# Problem statement:
Below are records; quote them exactly from the first line through the line that contains "XAxis, YAxis, CartesianGrid".
▼
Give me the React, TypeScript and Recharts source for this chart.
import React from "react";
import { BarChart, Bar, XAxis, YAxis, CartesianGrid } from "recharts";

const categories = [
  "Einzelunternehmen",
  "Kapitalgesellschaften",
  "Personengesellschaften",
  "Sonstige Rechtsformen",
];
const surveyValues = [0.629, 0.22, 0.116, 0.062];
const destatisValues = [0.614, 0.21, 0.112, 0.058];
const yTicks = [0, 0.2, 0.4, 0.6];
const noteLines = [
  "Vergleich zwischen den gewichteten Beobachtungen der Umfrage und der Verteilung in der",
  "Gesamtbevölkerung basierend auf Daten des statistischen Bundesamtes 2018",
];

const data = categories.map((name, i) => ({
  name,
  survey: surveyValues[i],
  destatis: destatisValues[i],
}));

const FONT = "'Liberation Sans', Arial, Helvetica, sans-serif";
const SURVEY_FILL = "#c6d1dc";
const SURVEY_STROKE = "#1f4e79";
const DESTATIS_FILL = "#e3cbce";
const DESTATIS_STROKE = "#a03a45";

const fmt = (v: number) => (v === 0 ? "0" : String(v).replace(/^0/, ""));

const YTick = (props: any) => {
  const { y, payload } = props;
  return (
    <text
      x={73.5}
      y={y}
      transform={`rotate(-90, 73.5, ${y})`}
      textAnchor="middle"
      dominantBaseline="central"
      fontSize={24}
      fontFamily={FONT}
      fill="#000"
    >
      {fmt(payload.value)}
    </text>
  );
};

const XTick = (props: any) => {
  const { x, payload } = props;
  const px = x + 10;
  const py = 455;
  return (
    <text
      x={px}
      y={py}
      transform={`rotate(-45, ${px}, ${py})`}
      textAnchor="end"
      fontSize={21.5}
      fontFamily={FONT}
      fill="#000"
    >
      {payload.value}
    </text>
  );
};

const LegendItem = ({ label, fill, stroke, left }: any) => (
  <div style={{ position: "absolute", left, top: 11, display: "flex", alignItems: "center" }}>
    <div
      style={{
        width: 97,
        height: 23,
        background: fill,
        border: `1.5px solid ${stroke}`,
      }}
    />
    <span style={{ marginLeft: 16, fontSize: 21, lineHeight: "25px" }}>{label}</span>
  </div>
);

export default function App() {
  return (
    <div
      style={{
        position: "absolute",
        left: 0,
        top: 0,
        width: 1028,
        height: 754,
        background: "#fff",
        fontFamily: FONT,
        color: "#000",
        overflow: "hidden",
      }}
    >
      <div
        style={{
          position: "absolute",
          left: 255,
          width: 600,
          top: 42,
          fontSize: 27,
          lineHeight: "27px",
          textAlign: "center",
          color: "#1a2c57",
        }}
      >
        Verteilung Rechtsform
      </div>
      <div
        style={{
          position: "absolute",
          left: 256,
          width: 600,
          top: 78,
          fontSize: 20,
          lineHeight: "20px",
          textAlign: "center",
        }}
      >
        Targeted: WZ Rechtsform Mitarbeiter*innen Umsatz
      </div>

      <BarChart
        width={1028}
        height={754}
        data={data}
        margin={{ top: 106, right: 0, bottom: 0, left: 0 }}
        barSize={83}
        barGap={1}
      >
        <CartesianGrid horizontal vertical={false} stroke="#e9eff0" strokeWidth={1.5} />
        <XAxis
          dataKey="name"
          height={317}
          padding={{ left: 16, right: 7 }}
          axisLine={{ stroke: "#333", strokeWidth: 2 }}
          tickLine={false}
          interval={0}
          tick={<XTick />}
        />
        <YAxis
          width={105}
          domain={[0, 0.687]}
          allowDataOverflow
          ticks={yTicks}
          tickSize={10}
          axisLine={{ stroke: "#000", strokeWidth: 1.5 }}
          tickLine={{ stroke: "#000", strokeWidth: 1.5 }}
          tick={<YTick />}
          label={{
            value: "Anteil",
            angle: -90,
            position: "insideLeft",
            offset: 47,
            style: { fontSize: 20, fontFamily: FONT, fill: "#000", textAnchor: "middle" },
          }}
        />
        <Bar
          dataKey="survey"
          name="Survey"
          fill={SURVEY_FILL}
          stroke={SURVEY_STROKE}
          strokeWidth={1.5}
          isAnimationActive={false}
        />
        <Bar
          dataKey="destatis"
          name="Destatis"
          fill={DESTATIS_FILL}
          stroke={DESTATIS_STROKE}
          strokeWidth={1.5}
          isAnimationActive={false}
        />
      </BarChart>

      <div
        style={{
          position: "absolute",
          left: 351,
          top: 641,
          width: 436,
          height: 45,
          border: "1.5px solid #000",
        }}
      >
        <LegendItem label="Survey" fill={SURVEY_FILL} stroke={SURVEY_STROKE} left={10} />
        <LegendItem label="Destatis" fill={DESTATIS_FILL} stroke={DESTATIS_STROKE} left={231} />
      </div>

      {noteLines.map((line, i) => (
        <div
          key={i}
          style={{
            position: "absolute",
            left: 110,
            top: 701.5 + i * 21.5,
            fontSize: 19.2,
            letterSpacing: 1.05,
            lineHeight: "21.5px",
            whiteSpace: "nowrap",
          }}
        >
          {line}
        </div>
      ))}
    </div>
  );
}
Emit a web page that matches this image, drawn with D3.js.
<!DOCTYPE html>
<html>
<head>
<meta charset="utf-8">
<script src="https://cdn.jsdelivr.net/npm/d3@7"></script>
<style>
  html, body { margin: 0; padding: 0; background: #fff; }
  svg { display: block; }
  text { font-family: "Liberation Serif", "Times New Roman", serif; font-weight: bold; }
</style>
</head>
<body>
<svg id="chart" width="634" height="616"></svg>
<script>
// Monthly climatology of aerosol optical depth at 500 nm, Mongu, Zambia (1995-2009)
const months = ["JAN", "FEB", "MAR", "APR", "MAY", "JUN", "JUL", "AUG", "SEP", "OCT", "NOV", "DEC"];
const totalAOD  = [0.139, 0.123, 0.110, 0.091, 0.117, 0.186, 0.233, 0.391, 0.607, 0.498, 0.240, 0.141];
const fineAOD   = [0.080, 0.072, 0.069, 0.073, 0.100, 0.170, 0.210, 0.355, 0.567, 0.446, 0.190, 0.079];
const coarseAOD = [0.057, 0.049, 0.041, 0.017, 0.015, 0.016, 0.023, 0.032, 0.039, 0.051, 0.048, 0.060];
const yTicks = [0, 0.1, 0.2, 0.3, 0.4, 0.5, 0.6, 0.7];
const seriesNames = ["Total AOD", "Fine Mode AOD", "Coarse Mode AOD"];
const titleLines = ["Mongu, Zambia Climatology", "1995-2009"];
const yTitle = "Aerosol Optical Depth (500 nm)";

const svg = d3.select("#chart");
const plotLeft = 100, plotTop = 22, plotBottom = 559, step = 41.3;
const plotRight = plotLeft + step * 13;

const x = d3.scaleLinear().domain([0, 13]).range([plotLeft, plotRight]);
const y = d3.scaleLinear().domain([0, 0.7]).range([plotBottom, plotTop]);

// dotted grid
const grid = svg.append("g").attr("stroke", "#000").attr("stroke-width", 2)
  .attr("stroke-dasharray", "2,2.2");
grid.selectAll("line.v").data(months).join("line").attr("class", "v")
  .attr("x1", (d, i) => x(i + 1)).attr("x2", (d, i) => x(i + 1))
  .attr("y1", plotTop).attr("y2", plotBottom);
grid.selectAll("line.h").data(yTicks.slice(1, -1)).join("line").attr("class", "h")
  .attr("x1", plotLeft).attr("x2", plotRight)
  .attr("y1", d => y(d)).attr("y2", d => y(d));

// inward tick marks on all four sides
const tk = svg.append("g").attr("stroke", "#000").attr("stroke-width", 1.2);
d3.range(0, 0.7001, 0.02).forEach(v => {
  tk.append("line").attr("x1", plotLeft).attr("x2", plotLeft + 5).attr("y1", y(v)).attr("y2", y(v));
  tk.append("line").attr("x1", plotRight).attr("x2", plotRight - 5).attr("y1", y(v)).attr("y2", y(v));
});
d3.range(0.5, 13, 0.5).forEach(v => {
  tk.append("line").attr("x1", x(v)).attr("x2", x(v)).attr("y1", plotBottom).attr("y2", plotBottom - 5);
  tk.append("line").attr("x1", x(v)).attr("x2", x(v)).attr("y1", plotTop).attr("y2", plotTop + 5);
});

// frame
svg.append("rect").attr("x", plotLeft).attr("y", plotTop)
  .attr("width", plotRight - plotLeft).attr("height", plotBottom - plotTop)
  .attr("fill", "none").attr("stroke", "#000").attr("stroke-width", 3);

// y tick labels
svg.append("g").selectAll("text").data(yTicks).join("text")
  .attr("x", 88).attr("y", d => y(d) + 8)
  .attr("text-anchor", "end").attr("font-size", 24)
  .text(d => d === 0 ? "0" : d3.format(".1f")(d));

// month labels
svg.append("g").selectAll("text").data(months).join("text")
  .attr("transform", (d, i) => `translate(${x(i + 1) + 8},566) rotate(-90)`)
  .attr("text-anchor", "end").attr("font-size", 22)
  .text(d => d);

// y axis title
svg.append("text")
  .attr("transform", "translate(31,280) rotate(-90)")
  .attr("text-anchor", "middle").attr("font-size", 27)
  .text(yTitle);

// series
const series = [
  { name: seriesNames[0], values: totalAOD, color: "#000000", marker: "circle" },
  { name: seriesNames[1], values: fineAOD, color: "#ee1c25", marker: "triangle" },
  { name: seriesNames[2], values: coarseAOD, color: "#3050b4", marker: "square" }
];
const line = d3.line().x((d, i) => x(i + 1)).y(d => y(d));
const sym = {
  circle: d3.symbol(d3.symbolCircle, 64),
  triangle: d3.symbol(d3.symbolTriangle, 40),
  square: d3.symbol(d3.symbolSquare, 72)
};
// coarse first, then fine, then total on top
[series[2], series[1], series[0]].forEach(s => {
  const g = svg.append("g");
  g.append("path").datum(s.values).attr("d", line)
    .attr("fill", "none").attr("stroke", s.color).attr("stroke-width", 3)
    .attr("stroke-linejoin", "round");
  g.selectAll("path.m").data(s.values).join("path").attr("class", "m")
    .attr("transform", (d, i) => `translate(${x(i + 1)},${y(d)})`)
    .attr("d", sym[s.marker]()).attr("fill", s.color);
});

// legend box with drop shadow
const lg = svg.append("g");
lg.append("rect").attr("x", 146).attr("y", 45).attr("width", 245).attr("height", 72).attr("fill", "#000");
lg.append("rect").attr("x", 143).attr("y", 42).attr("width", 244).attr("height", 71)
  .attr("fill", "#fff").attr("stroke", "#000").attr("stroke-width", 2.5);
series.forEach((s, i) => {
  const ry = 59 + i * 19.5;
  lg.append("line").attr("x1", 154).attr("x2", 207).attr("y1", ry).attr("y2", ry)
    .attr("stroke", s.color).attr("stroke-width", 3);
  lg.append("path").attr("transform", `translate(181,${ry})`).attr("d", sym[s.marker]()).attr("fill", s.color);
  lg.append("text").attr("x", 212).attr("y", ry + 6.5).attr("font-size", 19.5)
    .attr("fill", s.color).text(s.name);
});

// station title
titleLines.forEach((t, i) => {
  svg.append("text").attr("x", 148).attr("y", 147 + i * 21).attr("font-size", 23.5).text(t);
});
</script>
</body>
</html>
▲
# Written reply:
Give me the React, TypeScript and Recharts source for this chart.
import React from "react";
import { BarChart, Bar, XAxis, YAxis, CartesianGrid } from "recharts";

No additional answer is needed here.